For years Trakehner breeders struggled to keep the Trakehner breed alive. The East Prussian Trakehner Stud Book Society was replaced by the Friends of the Warmblood Horse of Trakehner Origin, or simply the Trakehner Verband. The Verband was able to establish a small breeding farm in Lower Saxony in West Germany with West German government support. Efforts were made to locate the struggling East Prussian refugees and their valuable Trakehner horses, scattered all over West Germany and barely surviving. Members of the Verband spent years trying to locate and identify Trakehner horses that had managed to survive the horrors of the 1944-45 Russian invasion. In the meantime, however, the Trakehner Gesellschaft was a West German corporation formed to help small breeders get their Trakehner mares bred to the remaining stallions. As in the very beginnings of the breed, both Thoroughbred and Arabian helped refine the Trakehner horses.

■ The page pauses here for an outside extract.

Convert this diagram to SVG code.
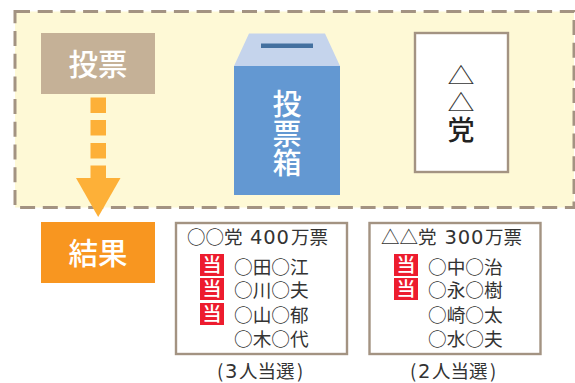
<svg xmlns="http://www.w3.org/2000/svg" width="575" height="383" viewBox="0 0 575 383">
<style>
text{font-family:"Noto Sans CJK JP","Noto Sans",sans-serif}
.w{fill:#fff;text-anchor:middle;font-weight:500}
.n{fill:#333;font-size:18.7px}
.h{fill:#333;font-size:18.5px}
.d{font-family:"DejaVu Sans",sans-serif;font-size:19.5px}
.c{fill:#333;font-size:18.5px}
.r{fill:#fff;stroke:#a39382;stroke-width:2.4}
.t{fill:#ed1c2e}
.a{fill:#fdb038}
.m{fill:#fff;font-size:19px;text-anchor:middle;font-weight:500}
</style>
<g id="panel"><rect x="15" y="11.500" width="559" height="196" fill="#fef9d6" stroke="#a39382" stroke-width="3" stroke-dasharray="15 7.700"/></g>
<g id="vote"><rect x="41" y="33" width="114" height="61" fill="#c5b197"/><text class="w" x="98" y="75" font-size="29.500">投票</text></g>
<g id="connectors">
<rect class="a" x="90.500" y="97.500" width="15.500" height="15.500"/>
<rect class="a" x="90.500" y="120" width="15.500" height="15.500"/>
<rect class="a" x="90.500" y="143" width="15.500" height="15.500"/>
<rect class="a" x="90.500" y="165.500" width="15.500" height="14"/>
<polygon class="a" points="76,178 120.500,178 98.200,217"/>
</g>
<g id="box">
<polygon points="234,66 249,33.500 325,33.500 340,66" fill="#c5d4ec"/>
<rect x="261" y="43.500" width="52" height="4.500" fill="#44709f"/>
<rect x="234" y="66" width="106" height="129" fill="#6398d2"/>
<text class="w" x="287" y="115" font-size="29">投</text>
<text class="w" x="287" y="145" font-size="29">票</text>
<text class="w" x="287" y="174" font-size="29">箱</text>
</g>
<g id="ballot"><rect x="415" y="33" width="93" height="139" fill="#fff" stroke="#a39382" stroke-width="2.400"/>
<text transform="translate(461,84) scale(1,.85)" font-size="27" fill="#333" text-anchor="middle">△</text>
<text transform="translate(461,111) scale(1,.85)" font-size="27" fill="#333" text-anchor="middle">△</text>
<text x="461" y="140" font-size="27" fill="#222" text-anchor="middle" font-weight="500">党</text></g>
<g id="result"><rect x="41" y="222" width="114" height="61" fill="#f89620"/><text class="w" x="98" y="264" font-size="29.500">結果</text></g>
<g id="res1"><rect class="r" x="176" y="223" width="171" height="131"/>
<text class="h" x="187" y="244">○○党 <tspan class="d" x="250 263.300 276.600">400</tspan><tspan x="291">万票</tspan></text>
<rect class="t" x="200" y="254" width="24" height="22"/><text class="m" x="212" y="272">当</text>
<rect class="t" x="200" y="278" width="24" height="22"/><text class="m" x="212" y="296">当</text>
<rect class="t" x="200" y="303" width="24" height="22"/><text class="m" x="212" y="321">当</text>
<text class="n" x="234" y="274">○田○江</text>
<text class="n" x="234" y="297">○川○夫</text>
<text class="n" x="234" y="322">○山○郁</text>
<text class="n" x="234" y="346">○木○代</text>
<text class="c" y="378" x="217"><tspan x="217">(</tspan><tspan class="d" x="225">3</tspan><tspan x="239">人当選</tspan><tspan x="297">)</tspan></text></g>
<g id="res2"><rect class="r" x="369.500" y="223" width="171" height="131"/>
<text class="h" x="381" y="244">△△党 <tspan class="d" x="444.500 457.800 471">300</tspan><tspan x="485">万票</tspan></text>
<rect class="t" x="394" y="254" width="24" height="22"/><text class="m" x="406" y="272">当</text>
<rect class="t" x="394" y="278" width="24" height="22"/><text class="m" x="406" y="296">当</text>
<text class="n" x="428" y="274">○中○治</text>
<text class="n" x="428" y="297">○永○樹</text>
<text class="n" x="428" y="322">○崎○太</text>
<text class="n" x="428" y="346">○水○夫</text>
<text class="c" y="378" x="410"><tspan x="410">(</tspan><tspan class="d" x="418">2</tspan><tspan x="432">人当選</tspan><tspan x="490">)</tspan></text></g>
</svg>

Because the Trakehner Registry is based on rigorous standards, only about two out of every 100 horses are accepted. Stallions are judged on athletic ability, conformation, willingness of attitude, and performance testing at the age of 2 1/2 years. Those that are accepted must undergo an additional 3 1/2 months of training at a government training center in the now unified Federal Republic Germany. Then they must undergo an evaluation while moving on a flat surface, two jumping tests, and evaluation of their gallop, feed utilization, trainability, and attitude. If a horse fails during this second round of testing, the Verband prohibits his use as a breeding stallion. Likewise, mares are evaluated at the age of three, and their test results accompany their registration records. The Trakehner horse is recognizable by the brand of the moose antlers, shown in the drawing above. The brand always appears on the left hindquarter.
Although the Trakehner Verband requires German horses to be at least 15.3 hands, the American branch of the Registry, the American Trakehner Association (A.T.A.) sometimes makes a few exceptions. In recent years the ATA searched for athletic Arabian horses to include as acceptable outcrosses for purebred Trakehner horses. In 2002, when the time period for inclusion had ended, the Arabian stallions, Al-Marah Quebec and AM Ghost Ship, though only 15 hands each, were included after undergoing rigorous evaluations. This inclusion means that Trakehner mares bred to either stallion will have foals that are still registerable as Trakehners.
Today the Trakehner Verband and the American Trakehner Association are alive and well. That the Trakehner breed survived the ravages of World War II and afterwards is a testament to the dedication of its owners and breeders alike.